■ THE TASK:
Include the line with "ax = fig.add_axes([52" and every line before it in the entries below, echoed exactly, but not the pictures.

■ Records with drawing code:
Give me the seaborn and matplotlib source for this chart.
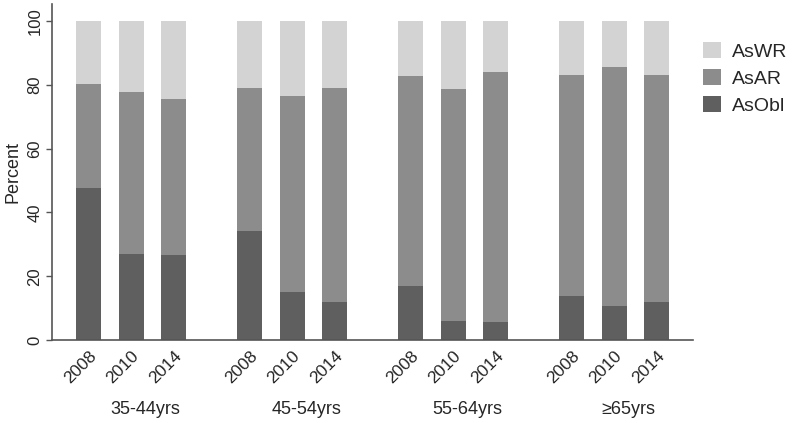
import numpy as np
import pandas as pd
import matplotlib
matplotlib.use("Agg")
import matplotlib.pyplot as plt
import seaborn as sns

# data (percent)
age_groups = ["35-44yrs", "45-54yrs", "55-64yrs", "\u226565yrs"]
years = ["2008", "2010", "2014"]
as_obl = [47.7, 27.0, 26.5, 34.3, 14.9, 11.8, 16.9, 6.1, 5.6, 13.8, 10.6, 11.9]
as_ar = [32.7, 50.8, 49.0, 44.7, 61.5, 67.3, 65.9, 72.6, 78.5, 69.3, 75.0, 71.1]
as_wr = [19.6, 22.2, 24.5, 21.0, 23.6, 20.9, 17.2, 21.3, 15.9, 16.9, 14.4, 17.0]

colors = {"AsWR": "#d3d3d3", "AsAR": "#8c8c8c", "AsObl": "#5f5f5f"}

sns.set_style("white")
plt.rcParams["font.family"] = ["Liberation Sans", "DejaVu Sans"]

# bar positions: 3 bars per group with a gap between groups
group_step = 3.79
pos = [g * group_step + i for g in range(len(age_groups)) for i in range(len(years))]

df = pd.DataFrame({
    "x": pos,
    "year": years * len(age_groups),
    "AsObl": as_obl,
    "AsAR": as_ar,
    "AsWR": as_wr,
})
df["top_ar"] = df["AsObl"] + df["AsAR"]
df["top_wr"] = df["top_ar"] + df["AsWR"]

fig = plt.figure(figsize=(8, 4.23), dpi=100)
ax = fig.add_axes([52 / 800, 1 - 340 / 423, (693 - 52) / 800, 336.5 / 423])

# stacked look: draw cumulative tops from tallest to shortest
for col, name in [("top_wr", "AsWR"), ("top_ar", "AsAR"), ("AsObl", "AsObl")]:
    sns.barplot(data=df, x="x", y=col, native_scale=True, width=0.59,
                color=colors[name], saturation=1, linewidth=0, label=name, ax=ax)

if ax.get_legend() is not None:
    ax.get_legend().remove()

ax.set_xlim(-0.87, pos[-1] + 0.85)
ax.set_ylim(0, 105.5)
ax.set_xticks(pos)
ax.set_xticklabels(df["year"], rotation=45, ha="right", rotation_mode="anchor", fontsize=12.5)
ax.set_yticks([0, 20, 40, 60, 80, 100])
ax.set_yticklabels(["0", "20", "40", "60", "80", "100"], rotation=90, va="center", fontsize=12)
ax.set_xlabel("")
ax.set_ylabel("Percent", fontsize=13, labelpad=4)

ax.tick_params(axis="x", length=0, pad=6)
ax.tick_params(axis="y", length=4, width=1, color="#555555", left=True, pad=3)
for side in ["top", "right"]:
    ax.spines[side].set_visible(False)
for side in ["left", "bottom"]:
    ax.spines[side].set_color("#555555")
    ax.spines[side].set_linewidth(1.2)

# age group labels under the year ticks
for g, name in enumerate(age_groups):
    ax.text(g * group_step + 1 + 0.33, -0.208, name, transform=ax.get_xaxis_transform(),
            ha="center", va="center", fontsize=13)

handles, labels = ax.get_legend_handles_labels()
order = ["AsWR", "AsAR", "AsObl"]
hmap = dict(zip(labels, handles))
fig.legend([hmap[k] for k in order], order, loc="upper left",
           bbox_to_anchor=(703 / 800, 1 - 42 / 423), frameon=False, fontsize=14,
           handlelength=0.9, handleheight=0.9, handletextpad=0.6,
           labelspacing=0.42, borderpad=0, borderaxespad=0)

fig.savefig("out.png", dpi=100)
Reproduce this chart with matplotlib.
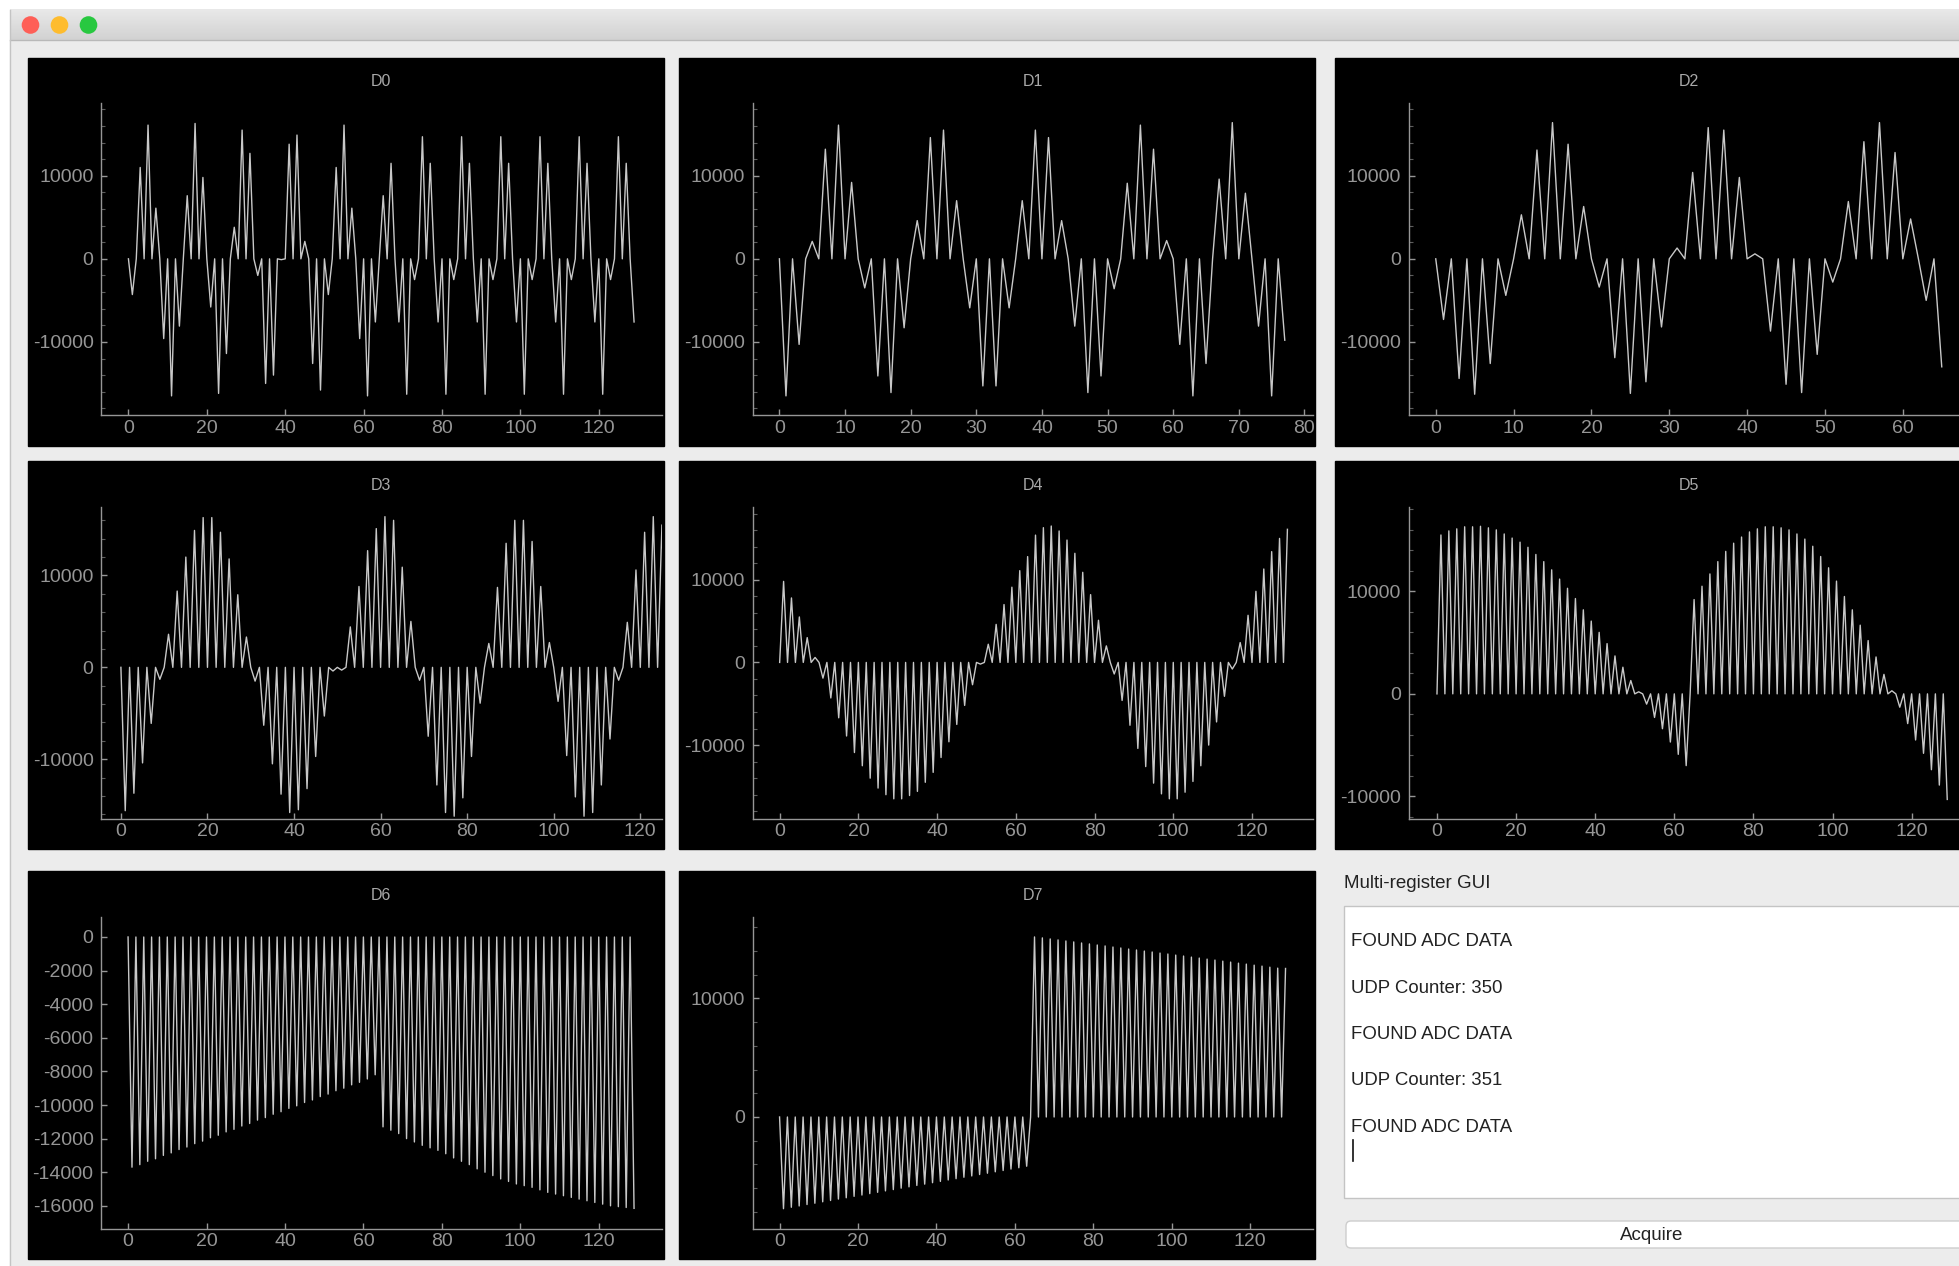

■ WRITTEN RESPONSE:
Give me the seaborn and matplotlib source for this chart.
import numpy as np
import pandas as pd
import matplotlib
matplotlib.use("Agg")
import matplotlib.pyplot as plt
import seaborn as sns

# data (percent)
age_groups = ["35-44yrs", "45-54yrs", "55-64yrs", "\u226565yrs"]
years = ["2008", "2010", "2014"]
as_obl = [47.7, 27.0, 26.5, 34.3, 14.9, 11.8, 16.9, 6.1, 5.6, 13.8, 10.6, 11.9]
as_ar = [32.7, 50.8, 49.0, 44.7, 61.5, 67.3, 65.9, 72.6, 78.5, 69.3, 75.0, 71.1]
as_wr = [19.6, 22.2, 24.5, 21.0, 23.6, 20.9, 17.2, 21.3, 15.9, 16.9, 14.4, 17.0]

colors = {"AsWR": "#d3d3d3", "AsAR": "#8c8c8c", "AsObl": "#5f5f5f"}

sns.set_style("white")
plt.rcParams["font.family"] = ["Liberation Sans", "DejaVu Sans"]

# bar positions: 3 bars per group with a gap between groups
group_step = 3.79
pos = [g * group_step + i for g in range(len(age_groups)) for i in range(len(years))]

df = pd.DataFrame({
    "x": pos,
    "year": years * len(age_groups),
    "AsObl": as_obl,
    "AsAR": as_ar,
    "AsWR": as_wr,
})
df["top_ar"] = df["AsObl"] + df["AsAR"]
df["top_wr"] = df["top_ar"] + df["AsWR"]

fig = plt.figure(figsize=(8, 4.23), dpi=100)
ax = fig.add_axes([52 / 800, 1 - 340 / 423, (693 - 52) / 800, 336.5 / 423])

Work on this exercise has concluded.